Sunday, May 18, 2014

It's Christmas In Cape Town

All right, here we are with Day Four of Taurus Prog Warrior Week, this time featuring one of the genre's most luminary participants. That's right, Rick Wakeman is 65 today! I wonder if Bill Bruford ever teased Rick for being exactly one day his junior.
Prog's Caped Crusader started out as a session musician, quitting the prestigious Royal College of Music to contribute some truly memorable keyboards to some huge songs. The piano on Cat Stevens' Morning Has Broken and the Mellotron parts of David Bowie's Space Oddity and Black Sabbath's Changes come from him. After a stint in folk-proggers The Strawbs, he joined Yes to replace Tony Kaye and complete the most legendary lineup of that band, contributing to Fragile, Close to the Edge and Tales from Topographic Oceans. Then he left -- dissatisfied with the esoteric content of TfTO -- and rejoined in 1977 for Going for the One and Tormato. All this with a prolific solo career happening alongside.
Today's post is a performance of Rick with his band The English Rock Ensemble, recorded for the BBC in 1976 on the No Earthly Connection tour. It's a pristine pre-FM reel and owing to that fact is indistinguishable from a real live record. Rick's between song announcements are often tremendously hilarious in this one... I LOL'd several times listening back to this.
Rick Wakeman & The English Rock Ensemble
Hammersmith Odeon
London, UK
6.15.1976

cd1
01 BBC intro
02 The Journey
03 The Spaceman
04 Catherine Howard
05 Sir Lancelot and the Black Knight
06 Anne Boleyn
07 The Realization
08 BBC outro

cd2
01 BBC intro
02 King Arthur
03 The Forest
04 Catherine Parr
05 The Prisoner
06 Intro to Merlin
07 Merlin the Magician
08 Medley
09 BBC outro

Total time: 1:41:00

BBC Rock Hour pre-FM reel
That's four heavyweights in four days, wow... so much birthday Prog you'd almost want to blow out the candles in 17/8 time.

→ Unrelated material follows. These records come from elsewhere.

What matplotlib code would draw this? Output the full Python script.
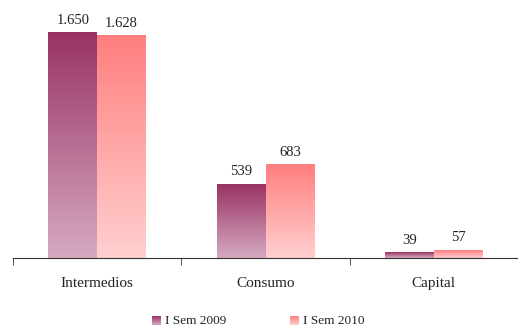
import numpy as np
import matplotlib
matplotlib.use("Agg")
import matplotlib.pyplot as plt
from matplotlib.colors import LinearSegmentedColormap

plt.rcParams['font.family'] = ['Liberation Serif', 'DejaVu Serif']

categorias = ["Intermedios", "Consumo", "Capital"]
sem_2009 = [1650, 539, 39]
sem_2010 = [1628, 683, 57]
etiquetas_2009 = ["1.650", "539", "39"]
etiquetas_2010 = ["1.628", "683", "57"]
series = ["I Sem 2009", "I Sem 2010"]

# degradados verticales (claro abajo, intenso arriba)
cmap_2009 = LinearSegmentedColormap.from_list("c2009", ["#d6aac0", "#993366"])
cmap_2010 = LinearSegmentedColormap.from_list("c2010", ["#ffcfcf", "#ff7f7f"])
grad = np.linspace(0, 1, 256).reshape(-1, 1)

fig = plt.figure(figsize=(5.18, 3.27), dpi=100)
ax = fig.add_axes([13 / 518, 1 - 258 / 327, 505 / 518, 245.5 / 327])

x = np.arange(len(categorias))
ancho = 0.29


def barras_degradado(pos, valores, cmap):
    bars = ax.bar(pos, valores, ancho, color="none", edgecolor="none")
    for b in bars:
        x0, y0 = b.get_x(), b.get_y()
        w, h = b.get_width(), b.get_height()
        ax.imshow(grad, cmap=cmap, origin="lower", aspect="auto",
                  extent=(x0, x0 + w, y0, y0 + h), zorder=2)
    return bars


b1 = barras_degradado(x - ancho / 2, sem_2009, cmap_2009)
b2 = barras_degradado(x + ancho / 2, sem_2010, cmap_2010)

for i in range(len(categorias)):
    ax.text(x[i] - ancho / 2, sem_2009[i] + 45, etiquetas_2009[i],
            ha="center", va="bottom", fontsize=10.5, color="#222222")
    ax.text(x[i] + ancho / 2, sem_2010[i] + 45, etiquetas_2010[i],
            ha="center", va="bottom", fontsize=10.5, color="#222222")

ax.set_xlim(-0.5, 2.5)
ax.set_ylim(0, 1800)

for s in ["top", "right", "left"]:
    ax.spines[s].set_visible(False)
ax.spines["bottom"].set_color("#333333")
ax.set_yticks([])

ax.set_xticks(x)
ax.set_xticklabels(categorias, fontsize=11, color="#222222")
ax.tick_params(axis="x", which="major", length=0, pad=14)
ax.set_xticks([-0.5, 0.5, 1.5, 2.5], minor=True)
ax.tick_params(axis="x", which="minor", length=5, direction="out", color="#333333")

# leyenda manual con cuadritos en degradado
for (lx, tx, cmap, nombre) in [(152, 165, cmap_2009, series[0]),
                               (290, 303, cmap_2010, series[1])]:
    lax = fig.add_axes([lx / 518, 1 - 325 / 327, 9 / 518, 9 / 327])
    lax.imshow(grad, cmap=cmap, origin="lower", aspect="auto")
    lax.axis("off")
    fig.text(tx / 518, 1 - 320.5 / 327, nombre, ha="left", va="center",
             fontsize=9.5, color="#222222")

fig.savefig("out.png", dpi=100)
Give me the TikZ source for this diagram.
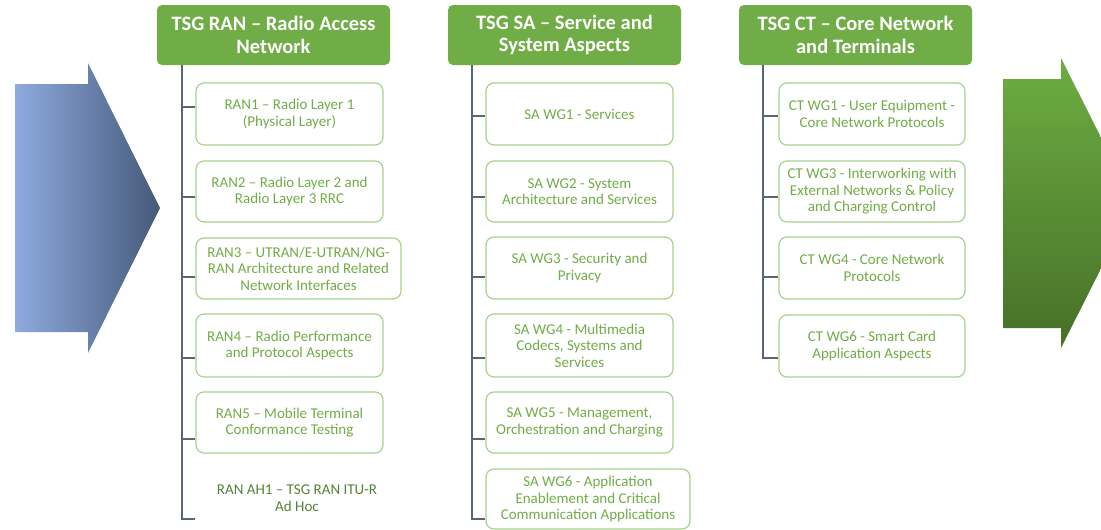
\documentclass[tikz,border=0pt]{standalone}
\usepackage{fontspec}
\setmainfont{Carlito}
\definecolor{hdrgreen}{HTML}{70AD47}
\definecolor{boxgreen}{HTML}{A9D18E}
\definecolor{txtgreen}{HTML}{70AD47}
\definecolor{darkgreen}{HTML}{548235}
\definecolor{linegray}{HTML}{596579}
\definecolor{blueL}{HTML}{8EAADE}
\definecolor{blueR}{HTML}{46597A}
\definecolor{greenT}{HTML}{6DAD42}
\definecolor{greenB}{HTML}{467028}
\tikzset{
  hdr/.style={fill=hdrgreen, rounded corners=5pt, text=white, font=\fontsize{20.5}{22.5}\selectfont\bfseries, align=center, inner sep=0pt},
  wg/.style={draw=boxgreen, line width=1.2pt, rounded corners=8pt, fill=white, text=txtgreen, font=\fontsize{15}{16.5}\selectfont, align=center, inner sep=0pt},
  trunk/.style={draw=linegray, line width=1.4pt},
}
\newcommand{\boxat}[7][wg]{\node[#1, minimum width={#5pt-#3pt}, minimum height={#6pt-#4pt}] (#2) at ({(#3+#5)/2},{(#4+#6)/2}) {#7};}
\begin{document}
\begin{tikzpicture}[x=1pt,y=-1pt]
\useasboundingbox (0,0) rectangle (1101,530);
\begin{scope}
\clip (0,0) rectangle (1101,530);
% left arrow
\shade[left color=blueL, right color=blueR] (15,84) -- (88,84) -- (88,63) -- (160,208) -- (88,353) -- (88,332) -- (15,332) -- cycle;
% right arrow
\shade[top color=greenT, bottom color=greenB] (1003,79) -- (1061,79) -- (1061,58) -- (1134,203) -- (1061,348) -- (1061,328) -- (1003,328) -- cycle;
\end{scope}
% headers
\boxat[hdr]{ranh}{157}{5}{390}{65}{TSG RAN – Radio Access\\Network}
\boxat[hdr]{sah}{448}{5}{681}{65}{TSG SA – Service and\\System Aspects}
\boxat[hdr]{cth}{739}{5}{972}{65}{TSG CT – Core Network\\and Terminals}
% RAN
\boxat{r1}{196}{83}{383}{145}{RAN1 – Radio Layer 1\\(Physical Layer)}
\boxat{r2}{196}{161}{383}{222}{RAN2 – Radio Layer 2 and\\Radio Layer 3 RRC}
\boxat{r3}{196}{238}{401}{299}{RAN3 – UTRAN/E-UTRAN/NG-\\RAN Architecture and Related\\Network Interfaces}
\boxat{r4}{196}{314}{383}{377}{RAN4 – Radio Performance\\and Protocol Aspects}
\boxat{r5}{196}{392}{383}{453}{RAN5 – Mobile Terminal\\Conformance Testing}
\node[align=center, text=darkgreen, font=\fontsize{15}{16.5}\selectfont, inner sep=0pt] (r6) at (297,498) {RAN AH1 – TSG RAN ITU-R\\Ad Hoc};
% SA
\boxat{s1}{486}{83}{673}{145}{SA WG1 - Services}
\boxat{s2}{486}{161}{673}{222}{SA WG2 - System\\Architecture and Services}
\boxat{s3}{486}{237}{673}{299}{SA WG3 - Security and\\Privacy}
\boxat{s4}{486}{314}{673}{377}{SA WG4 - Multimedia\\Codecs, Systems and\\Services}
\boxat{s5}{486}{392}{673}{453}{SA WG5 - Management,\\Orchestration and Charging}
\boxat{s6}{486}{469}{690}{529}{SA WG6 - Application\\Enablement and Critical\\Communication Applications}
% CT
\boxat{c1}{779}{83}{965}{145}{CT WG1 - User Equipment -\\Core Network Protocols}
\boxat{c2}{779}{161}{965}{222}{CT WG3 - Interworking with\\External Networks \& Policy\\and Charging Control}
\boxat{c3}{779}{237}{965}{299}{CT WG4 - Core Network\\Protocols}
\boxat{c4}{779}{315}{965}{377}{CT WG6 - Smart Card\\Application Aspects}
% trunks
\coordinate (rant) at (182,519);
\coordinate (r6end) at (195,519);
\draw[trunk] (ranh.south -| rant) -- (rant) -- (r6end);
\foreach \n/\y in {r1/107,r2/197,r3/277,r4/358,r5/439}{
  \draw[trunk] (rant |- 0,\y) -- (\n.west |- 0,\y);
}
\coordinate (sat) at (472,519);
\draw[trunk] (sah.south -| sat) -- (sat) -- (s6.west |- sat);
\foreach \n/\y in {s1/116,s2/197,s3/277,s4/358,s5/439}{
  \draw[trunk] (sat |- 0,\y) -- (\n.west |- 0,\y);
}
\coordinate (ctt) at (763,358);
\draw[trunk] (cth.south -| ctt) -- (ctt) -- (c4.west |- ctt);
\foreach \n/\y in {c1/116,c2/197,c3/277}{
  \draw[trunk] (ctt |- 0,\y) -- (\n.west |- 0,\y);
}
\end{tikzpicture}
\end{document}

Anyway, enjoy this show from one of the central figures of Progressive Rock, who like many lucky Baby Boomers (I'm paraphrasing Bruford here, when he's asked how he accomplished it all) had the good sense to have been born in 1949... and thusly were hitting their 20s right when the cultural, social and political shit was hitting the fan! --J.